During Friday’s conference, the White House announced that $118 million had been raised to support programs that close the opportunity gap for women of color. Independent foundations pledged $100 million for a five-year program to improve their economic prosperity. Another $18 million was promised to fund academic research on women and girls of color.
Of all the barriers women of color face, here are the top five the White House is trying to tackle:
1. Excessive student suspensions
Girls of color are suspended at school at a disproportionately high rate, according to the Department of Education. Black girls are suspended at a rate of 12 percent—more often than girls of any other race and more often than white boys. Repeated suspensions often affect a student’s academic success and likelihood of dropping out of school.
What the White House is doing: The Department of Justice and the Department of Education have been pushing back against zero-tolerance disciplinary policies, instead urging schools to adopt alternatives to suspension.
2. Juvenile arrests
Girls of color make up a growing share of juvenile arrests these days. About 32 percent of girls detained and committed are black, even though they make up only 14 percent of the United States population, according to the Office of Juvenile Justice and Delinquency Prevention. Native American girls are only 1 percent of the general population, yet make up 3.5 percent of girls who are detained and committed. Skipping school and running away from home are the most common reasons girls are arrested—behaviors that are also symptoms of trauma and abuse, researchers say. Once in the system, girls are often treated as criminals instead of children who need support, keeping alive a vicious cycle known as the “sexual-abuse-to-prison pipeline.”
What the White House is doing: The Department of Justice has recommended that local and state law enforcement agencies stop arresting youth for minor offenses like skipping school, running away, or underage drinking. They urge police and the courts to consider alternatives to detention, such as counseling and parent engagement.

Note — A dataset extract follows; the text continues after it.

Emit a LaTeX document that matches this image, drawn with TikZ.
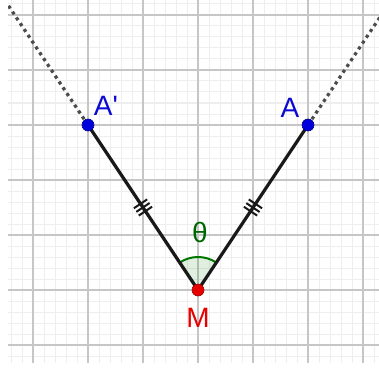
\documentclass[tikz,border=0pt]{standalone}
\usepackage{fontspec}
\setmainfont{Liberation Sans}
\usetikzlibrary{angles,decorations.markings,calc}
\definecolor{minorgrid}{RGB}{238,238,238}
\definecolor{majorgrid}{RGB}{198,198,198}
\definecolor{ptblue}{RGB}{0,0,220}
\definecolor{lblblue}{RGB}{10,10,210}
\definecolor{ptred}{RGB}{230,0,0}
\definecolor{anggreen}{RGB}{0,120,0}
\definecolor{thgreen}{RGB}{0,100,0}
\begin{document}
\begin{tikzpicture}[x=0.5pt,y=0.5pt,
  minorline/.style={draw=minorgrid,line width=0.5pt},
  majorline/.style={draw=majorgrid,line width=0.7pt},
  rayline/.style={draw=black!70,line width=1.6pt,dash pattern=on 1.6pt off 1.9pt},
  segline/.style={draw=black!90,line width=1.6pt},
  tickmark/.style={postaction={decorate},decoration={markings,mark=at position 0.5 with {\foreach \s in {-2.2,0,2.2} \draw[black!90,line width=1pt] (\s pt,-4pt) -- (\s pt,4pt);}}},
  bluept/.style={circle,fill=ptblue,draw=blue!50!black,line width=0.3pt,inner sep=0pt,minimum size=6pt},
  redpt/.style={circle,fill=ptred,draw=red!60!black,line width=0.3pt,inner sep=0pt,minimum size=6pt},
  lbl/.style={font=\fontsize{14}{16}\selectfont,inner sep=0pt}
]
\useasboundingbox (0,0) rectangle (379,370);
% grid
\foreach \i in {-17,...,16} \draw[minorline] ({198+11*\i},7) -- ({198+11*\i},370);
\foreach \j in {-6,...,26} \draw[minorline] (8,{80+11*\j}) -- (379,{80+11*\j});
\foreach \i in {-3,...,3} \draw[majorline] ({198+55*\i},7) -- ({198+55*\i},370);
\foreach \j in {-1,...,5} \draw[majorline] (8,{80+55*\j}) -- (379,{80+55*\j});
% points
\coordinate (M) at (198,80);
\coordinate (A) at (308,245);
\coordinate (Ap) at (88,245);
\coordinate (Aend) at ($(M)!2.2!(A)$);
\coordinate (Apend) at ($(M)!2.2!(Ap)$);
% rays
\begin{scope}
\clip (8,7) rectangle (379,370);
\draw[rayline] (A) -- (Aend);
\draw[rayline] (Ap) -- (Apend);
\end{scope}
% angle
\pic[draw=anggreen,fill=anggreen,fill opacity=0.12,line width=1pt,angle radius=16.5pt] {angle=A--M--Ap};
% segments
\draw[segline,tickmark] (Ap) -- (M);
\draw[segline,tickmark] (M) -- (A);
% point markers
\node[bluept] (PA) at (A) {};
\node[bluept] (PAp) at (Ap) {};
\node[redpt] (PM) at (M) {};
% labels
\node[lbl,text=lblblue] (LA) at (290,262) {A};
\node[lbl,text=lblblue] (LAp) at (106,264) {A\textquotesingle};
\node[lbl,text=ptred] (LM) at (198,52) {M};
\node[lbl,text=thgreen] (LT) at (200,138) {θ};
\end{tikzpicture}
\end{document}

3. Opportunity gaps in STEM education and careers
Girls of color are rarely encouraged to pursue classes or careers in the STEM fields of science, technology, engineering, and math. In 2012, for example, women of color received only 11 percent of bachelor’s degrees in science and engineering, 8 percent of master’s degrees, and 4 percent of doctorate degrees, according to the National Science Foundation. The Obama administration points out that there are few role models for women of color in the STEM fields and they often face discrimination in the hiring process.
What the White House is doing: The White House launched a website highlighting the untold stories of women in science and technology, and held its first ever Demo Day for entrepreneurs from diverse backgrounds.